Extract the lines that hold the string "this".
· · · · · · ·
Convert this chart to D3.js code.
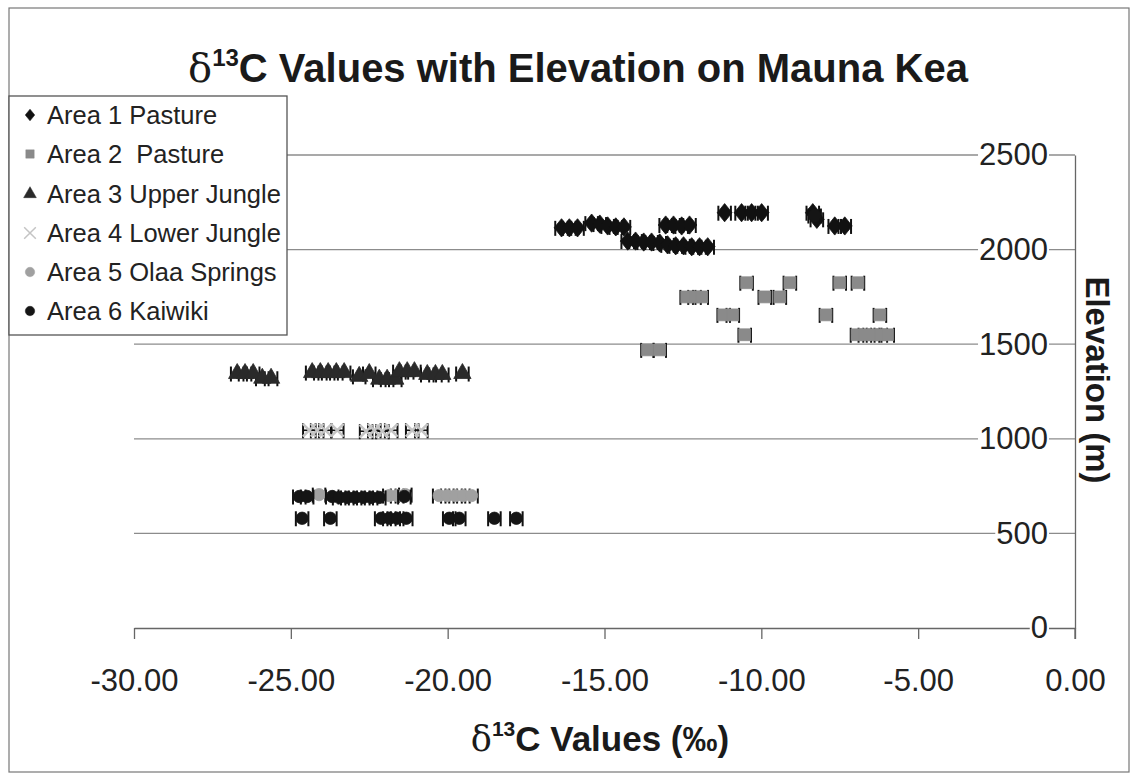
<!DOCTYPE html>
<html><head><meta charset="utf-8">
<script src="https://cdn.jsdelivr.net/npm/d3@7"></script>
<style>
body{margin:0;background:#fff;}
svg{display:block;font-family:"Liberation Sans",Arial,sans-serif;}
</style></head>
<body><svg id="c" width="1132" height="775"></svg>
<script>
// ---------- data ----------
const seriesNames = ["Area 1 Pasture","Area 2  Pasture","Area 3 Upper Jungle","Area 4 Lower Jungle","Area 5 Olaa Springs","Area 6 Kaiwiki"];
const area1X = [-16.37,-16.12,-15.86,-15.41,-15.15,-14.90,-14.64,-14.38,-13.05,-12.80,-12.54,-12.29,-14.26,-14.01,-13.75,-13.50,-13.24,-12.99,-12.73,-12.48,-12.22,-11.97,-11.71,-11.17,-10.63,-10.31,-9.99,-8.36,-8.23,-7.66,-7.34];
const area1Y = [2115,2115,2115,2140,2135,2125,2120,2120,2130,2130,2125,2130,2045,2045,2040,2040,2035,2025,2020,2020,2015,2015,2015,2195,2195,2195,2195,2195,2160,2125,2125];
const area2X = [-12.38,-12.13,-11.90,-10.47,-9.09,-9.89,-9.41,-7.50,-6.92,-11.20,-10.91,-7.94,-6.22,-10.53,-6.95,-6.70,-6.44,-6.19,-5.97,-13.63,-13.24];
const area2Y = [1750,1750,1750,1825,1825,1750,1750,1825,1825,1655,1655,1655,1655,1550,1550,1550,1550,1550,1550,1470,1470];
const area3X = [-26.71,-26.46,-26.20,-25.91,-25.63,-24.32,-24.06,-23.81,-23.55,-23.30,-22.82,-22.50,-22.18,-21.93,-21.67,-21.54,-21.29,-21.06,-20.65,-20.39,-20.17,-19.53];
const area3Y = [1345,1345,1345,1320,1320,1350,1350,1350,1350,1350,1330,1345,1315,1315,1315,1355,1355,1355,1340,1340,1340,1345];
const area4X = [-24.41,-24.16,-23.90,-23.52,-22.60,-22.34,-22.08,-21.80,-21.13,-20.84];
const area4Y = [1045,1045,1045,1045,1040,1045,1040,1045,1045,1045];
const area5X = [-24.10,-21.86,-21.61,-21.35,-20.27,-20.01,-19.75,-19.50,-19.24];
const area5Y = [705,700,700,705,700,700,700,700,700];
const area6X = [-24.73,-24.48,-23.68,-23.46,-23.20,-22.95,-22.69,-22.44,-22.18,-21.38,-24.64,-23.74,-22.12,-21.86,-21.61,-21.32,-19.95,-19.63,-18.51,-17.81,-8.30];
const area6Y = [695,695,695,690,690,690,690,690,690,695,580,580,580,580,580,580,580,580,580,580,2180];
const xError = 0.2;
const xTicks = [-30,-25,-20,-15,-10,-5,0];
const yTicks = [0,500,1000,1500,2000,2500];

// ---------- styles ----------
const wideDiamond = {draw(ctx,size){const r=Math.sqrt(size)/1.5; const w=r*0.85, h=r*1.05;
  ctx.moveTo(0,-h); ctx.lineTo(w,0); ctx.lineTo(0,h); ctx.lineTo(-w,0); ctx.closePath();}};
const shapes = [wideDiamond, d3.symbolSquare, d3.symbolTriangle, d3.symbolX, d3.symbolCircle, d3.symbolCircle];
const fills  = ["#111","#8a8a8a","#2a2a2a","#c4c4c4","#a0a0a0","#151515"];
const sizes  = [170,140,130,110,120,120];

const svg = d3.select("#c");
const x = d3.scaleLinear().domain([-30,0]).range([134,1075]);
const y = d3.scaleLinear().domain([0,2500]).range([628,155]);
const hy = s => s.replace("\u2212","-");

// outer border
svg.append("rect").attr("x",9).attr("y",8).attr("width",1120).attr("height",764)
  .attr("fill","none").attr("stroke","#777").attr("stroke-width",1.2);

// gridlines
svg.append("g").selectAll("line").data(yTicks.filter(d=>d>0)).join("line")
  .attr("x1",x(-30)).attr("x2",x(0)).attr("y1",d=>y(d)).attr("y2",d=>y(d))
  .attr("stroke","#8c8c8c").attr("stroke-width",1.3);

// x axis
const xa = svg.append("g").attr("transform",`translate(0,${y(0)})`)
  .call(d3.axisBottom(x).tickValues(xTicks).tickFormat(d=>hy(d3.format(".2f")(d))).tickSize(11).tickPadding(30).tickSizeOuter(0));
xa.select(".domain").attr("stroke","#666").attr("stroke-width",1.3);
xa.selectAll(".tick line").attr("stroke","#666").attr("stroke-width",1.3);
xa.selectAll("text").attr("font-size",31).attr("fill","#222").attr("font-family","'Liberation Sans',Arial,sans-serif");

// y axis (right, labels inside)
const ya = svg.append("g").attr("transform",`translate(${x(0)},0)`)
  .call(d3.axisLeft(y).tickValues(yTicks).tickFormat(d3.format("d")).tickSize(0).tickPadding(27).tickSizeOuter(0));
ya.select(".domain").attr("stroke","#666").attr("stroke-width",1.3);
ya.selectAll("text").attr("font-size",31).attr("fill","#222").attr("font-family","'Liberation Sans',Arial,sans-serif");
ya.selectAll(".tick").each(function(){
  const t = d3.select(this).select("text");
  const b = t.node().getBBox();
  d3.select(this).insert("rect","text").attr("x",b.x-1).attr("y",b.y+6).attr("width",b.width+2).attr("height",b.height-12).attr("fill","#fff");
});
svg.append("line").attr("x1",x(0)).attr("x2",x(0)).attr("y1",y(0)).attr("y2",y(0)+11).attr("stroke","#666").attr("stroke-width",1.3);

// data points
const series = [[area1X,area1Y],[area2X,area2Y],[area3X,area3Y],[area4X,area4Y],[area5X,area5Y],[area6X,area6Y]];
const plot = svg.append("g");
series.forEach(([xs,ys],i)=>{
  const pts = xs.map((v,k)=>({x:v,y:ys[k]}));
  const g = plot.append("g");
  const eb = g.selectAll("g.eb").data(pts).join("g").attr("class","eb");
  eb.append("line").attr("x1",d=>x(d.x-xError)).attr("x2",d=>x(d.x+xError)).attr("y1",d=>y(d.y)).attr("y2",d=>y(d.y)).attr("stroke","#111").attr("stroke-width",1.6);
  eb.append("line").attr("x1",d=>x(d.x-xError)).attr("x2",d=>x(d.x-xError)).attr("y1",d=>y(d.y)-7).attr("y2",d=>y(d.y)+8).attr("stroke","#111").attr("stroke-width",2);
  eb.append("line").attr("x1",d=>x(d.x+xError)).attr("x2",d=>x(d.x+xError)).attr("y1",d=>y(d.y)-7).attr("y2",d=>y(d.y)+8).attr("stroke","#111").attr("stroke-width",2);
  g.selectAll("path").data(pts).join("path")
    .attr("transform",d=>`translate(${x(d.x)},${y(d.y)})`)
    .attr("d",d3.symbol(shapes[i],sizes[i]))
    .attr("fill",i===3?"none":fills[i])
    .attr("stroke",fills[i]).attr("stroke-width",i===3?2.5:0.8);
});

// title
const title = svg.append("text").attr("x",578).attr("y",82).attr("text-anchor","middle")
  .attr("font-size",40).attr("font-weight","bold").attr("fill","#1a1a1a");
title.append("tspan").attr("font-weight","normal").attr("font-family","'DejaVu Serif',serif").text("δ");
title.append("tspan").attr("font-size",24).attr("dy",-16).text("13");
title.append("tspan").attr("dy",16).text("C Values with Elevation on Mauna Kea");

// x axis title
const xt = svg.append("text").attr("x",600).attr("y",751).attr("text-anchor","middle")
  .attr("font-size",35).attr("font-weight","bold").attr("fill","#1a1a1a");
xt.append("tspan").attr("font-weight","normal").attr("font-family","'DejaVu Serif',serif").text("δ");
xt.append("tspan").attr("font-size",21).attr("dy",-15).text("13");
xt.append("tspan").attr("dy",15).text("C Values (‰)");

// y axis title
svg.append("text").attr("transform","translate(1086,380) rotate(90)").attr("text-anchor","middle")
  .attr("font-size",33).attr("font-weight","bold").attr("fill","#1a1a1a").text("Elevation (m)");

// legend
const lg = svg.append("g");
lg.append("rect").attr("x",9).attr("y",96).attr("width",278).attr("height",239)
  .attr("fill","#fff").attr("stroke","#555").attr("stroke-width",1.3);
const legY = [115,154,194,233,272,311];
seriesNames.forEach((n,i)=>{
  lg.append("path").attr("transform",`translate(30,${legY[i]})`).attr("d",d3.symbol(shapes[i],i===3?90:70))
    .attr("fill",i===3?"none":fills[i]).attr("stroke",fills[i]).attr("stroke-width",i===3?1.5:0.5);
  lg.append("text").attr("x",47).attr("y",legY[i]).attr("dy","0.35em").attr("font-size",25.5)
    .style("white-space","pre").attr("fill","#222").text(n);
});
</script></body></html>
· · · · · · ·
= EXPECTED OUTPUT =
Convert this chart to D3.js code.
  const t = d3.select(this).select("text");
  d3.select(this).insert("rect","text").attr("x",b.x-1).attr("y",b.y+6).attr("width",b.width+2).attr("height",b.height-12).attr("fill","#fff");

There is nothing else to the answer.